Task instructions: Set down each line of the material that follows, exactly, with no pictures.

Material provided:
* Begin *

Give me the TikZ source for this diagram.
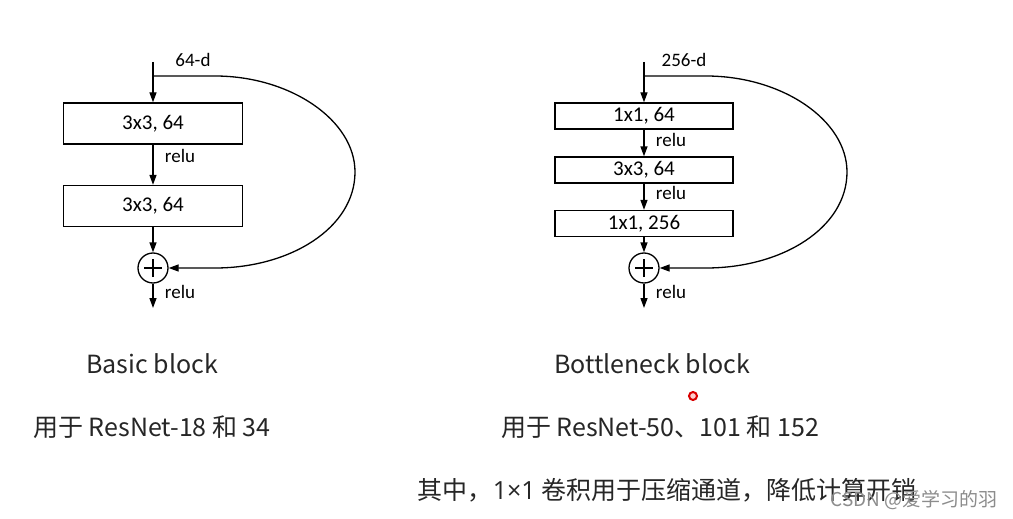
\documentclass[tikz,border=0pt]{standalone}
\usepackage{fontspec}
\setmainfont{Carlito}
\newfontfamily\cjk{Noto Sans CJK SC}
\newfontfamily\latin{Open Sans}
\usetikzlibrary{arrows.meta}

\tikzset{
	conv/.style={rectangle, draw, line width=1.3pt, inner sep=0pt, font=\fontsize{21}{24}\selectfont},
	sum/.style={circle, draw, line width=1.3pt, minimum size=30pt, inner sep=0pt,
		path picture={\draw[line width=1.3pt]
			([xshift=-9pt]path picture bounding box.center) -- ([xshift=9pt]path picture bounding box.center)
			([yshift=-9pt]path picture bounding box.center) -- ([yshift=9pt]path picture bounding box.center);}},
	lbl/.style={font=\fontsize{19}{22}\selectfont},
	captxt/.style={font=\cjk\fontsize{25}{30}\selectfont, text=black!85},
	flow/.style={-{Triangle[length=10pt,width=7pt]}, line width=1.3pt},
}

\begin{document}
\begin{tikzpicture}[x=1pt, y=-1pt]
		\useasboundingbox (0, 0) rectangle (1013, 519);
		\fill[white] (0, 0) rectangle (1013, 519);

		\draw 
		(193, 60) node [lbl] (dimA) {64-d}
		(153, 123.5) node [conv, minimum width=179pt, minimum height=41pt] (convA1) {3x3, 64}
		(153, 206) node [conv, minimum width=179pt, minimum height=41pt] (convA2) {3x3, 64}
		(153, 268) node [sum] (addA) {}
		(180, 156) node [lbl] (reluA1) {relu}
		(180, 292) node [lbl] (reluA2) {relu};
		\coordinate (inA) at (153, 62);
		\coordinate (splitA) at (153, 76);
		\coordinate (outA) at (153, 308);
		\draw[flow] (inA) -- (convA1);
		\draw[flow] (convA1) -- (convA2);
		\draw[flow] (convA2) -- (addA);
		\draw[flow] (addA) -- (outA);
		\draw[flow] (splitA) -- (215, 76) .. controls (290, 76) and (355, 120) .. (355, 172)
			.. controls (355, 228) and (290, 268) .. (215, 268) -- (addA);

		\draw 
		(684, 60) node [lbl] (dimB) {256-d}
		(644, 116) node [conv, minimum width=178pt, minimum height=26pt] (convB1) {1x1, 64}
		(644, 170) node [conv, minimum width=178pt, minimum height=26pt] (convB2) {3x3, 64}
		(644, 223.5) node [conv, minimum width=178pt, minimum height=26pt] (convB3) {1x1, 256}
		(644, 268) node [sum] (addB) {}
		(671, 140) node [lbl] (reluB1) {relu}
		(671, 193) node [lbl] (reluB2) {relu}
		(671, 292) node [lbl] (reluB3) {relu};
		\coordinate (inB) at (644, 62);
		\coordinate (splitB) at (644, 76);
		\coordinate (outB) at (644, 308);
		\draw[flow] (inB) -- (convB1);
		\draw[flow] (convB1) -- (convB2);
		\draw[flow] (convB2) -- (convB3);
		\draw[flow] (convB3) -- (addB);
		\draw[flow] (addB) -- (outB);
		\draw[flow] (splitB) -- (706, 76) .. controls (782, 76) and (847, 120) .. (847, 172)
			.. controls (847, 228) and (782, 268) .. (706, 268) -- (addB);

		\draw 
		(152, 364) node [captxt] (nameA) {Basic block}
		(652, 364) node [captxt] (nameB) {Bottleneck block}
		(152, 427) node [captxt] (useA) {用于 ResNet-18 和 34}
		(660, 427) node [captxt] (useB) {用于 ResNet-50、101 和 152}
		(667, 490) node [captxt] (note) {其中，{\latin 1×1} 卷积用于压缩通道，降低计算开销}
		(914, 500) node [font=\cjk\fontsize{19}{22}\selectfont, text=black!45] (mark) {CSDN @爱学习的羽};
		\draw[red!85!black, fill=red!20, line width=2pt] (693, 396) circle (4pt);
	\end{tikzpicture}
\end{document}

* End *

Full answer:
Give me the TikZ source for this diagram.
\documentclass[tikz,border=0pt]{standalone}
\usepackage{fontspec}
\setmainfont{Carlito}
\newfontfamily\cjk{Noto Sans CJK SC}
\newfontfamily\latin{Open Sans}
\usetikzlibrary{arrows.meta}

\tikzset{
	conv/.style={rectangle, draw, line width=1.3pt, inner sep=0pt, font=\fontsize{21}{24}\selectfont},
	sum/.style={circle, draw, line width=1.3pt, minimum size=30pt, inner sep=0pt,
		path picture={\draw[line width=1.3pt]
			([xshift=-9pt]path picture bounding box.center) -- ([xshift=9pt]path picture bounding box.center)
			([yshift=-9pt]path picture bounding box.center) -- ([yshift=9pt]path picture bounding box.center);}},
	lbl/.style={font=\fontsize{19}{22}\selectfont},
	captxt/.style={font=\cjk\fontsize{25}{30}\selectfont, text=black!85},
	flow/.style={-{Triangle[length=10pt,width=7pt]}, line width=1.3pt},
}

\begin{document}
\begin{tikzpicture}[x=1pt, y=-1pt]
		\useasboundingbox (0, 0) rectangle (1013, 519);
		\fill[white] (0, 0) rectangle (1013, 519);

		\draw 
		(193, 60) node [lbl] (dimA) {64-d}
		(153, 123.5) node [conv, minimum width=179pt, minimum height=41pt] (convA1) {3x3, 64}
		(153, 206) node [conv, minimum width=179pt, minimum height=41pt] (convA2) {3x3, 64}
		(153, 268) node [sum] (addA) {}
		(180, 156) node [lbl] (reluA1) {relu}
		(180, 292) node [lbl] (reluA2) {relu};
		\coordinate (inA) at (153, 62);
		\coordinate (splitA) at (153, 76);
		\coordinate (outA) at (153, 308);
		\draw[flow] (inA) -- (convA1);
		\draw[flow] (convA1) -- (convA2);
		\draw[flow] (convA2) -- (addA);
		\draw[flow] (addA) -- (outA);
		\draw[flow] (splitA) -- (215, 76) .. controls (290, 76) and (355, 120) .. (355, 172)
			.. controls (355, 228) and (290, 268) .. (215, 268) -- (addA);

		\draw 
		(684, 60) node [lbl] (dimB) {256-d}
		(644, 116) node [conv, minimum width=178pt, minimum height=26pt] (convB1) {1x1, 64}
		(644, 170) node [conv, minimum width=178pt, minimum height=26pt] (convB2) {3x3, 64}
		(644, 223.5) node [conv, minimum width=178pt, minimum height=26pt] (convB3) {1x1, 256}
		(644, 268) node [sum] (addB) {}
		(671, 140) node [lbl] (reluB1) {relu}
		(671, 193) node [lbl] (reluB2) {relu}
		(671, 292) node [lbl] (reluB3) {relu};
		\coordinate (inB) at (644, 62);
		\coordinate (splitB) at (644, 76);
		\coordinate (outB) at (644, 308);
		\draw[flow] (inB) -- (convB1);
		\draw[flow] (convB1) -- (convB2);
		\draw[flow] (convB2) -- (convB3);
		\draw[flow] (convB3) -- (addB);
		\draw[flow] (addB) -- (outB);
		\draw[flow] (splitB) -- (706, 76) .. controls (782, 76) and (847, 120) .. (847, 172)
			.. controls (847, 228) and (782, 268) .. (706, 268) -- (addB);

		\draw 
		(152, 364) node [captxt] (nameA) {Basic block}
		(652, 364) node [captxt] (nameB) {Bottleneck block}
		(152, 427) node [captxt] (useA) {用于 ResNet-18 和 34}
		(660, 427) node [captxt] (useB) {用于 ResNet-50、101 和 152}
		(667, 490) node [captxt] (note) {其中，{\latin 1×1} 卷积用于压缩通道，降低计算开销}
		(914, 500) node [font=\cjk\fontsize{19}{22}\selectfont, text=black!45] (mark) {CSDN @爱学习的羽};
		\draw[red!85!black, fill=red!20, line width=2pt] (693, 396) circle (4pt);
	\end{tikzpicture}
\end{document}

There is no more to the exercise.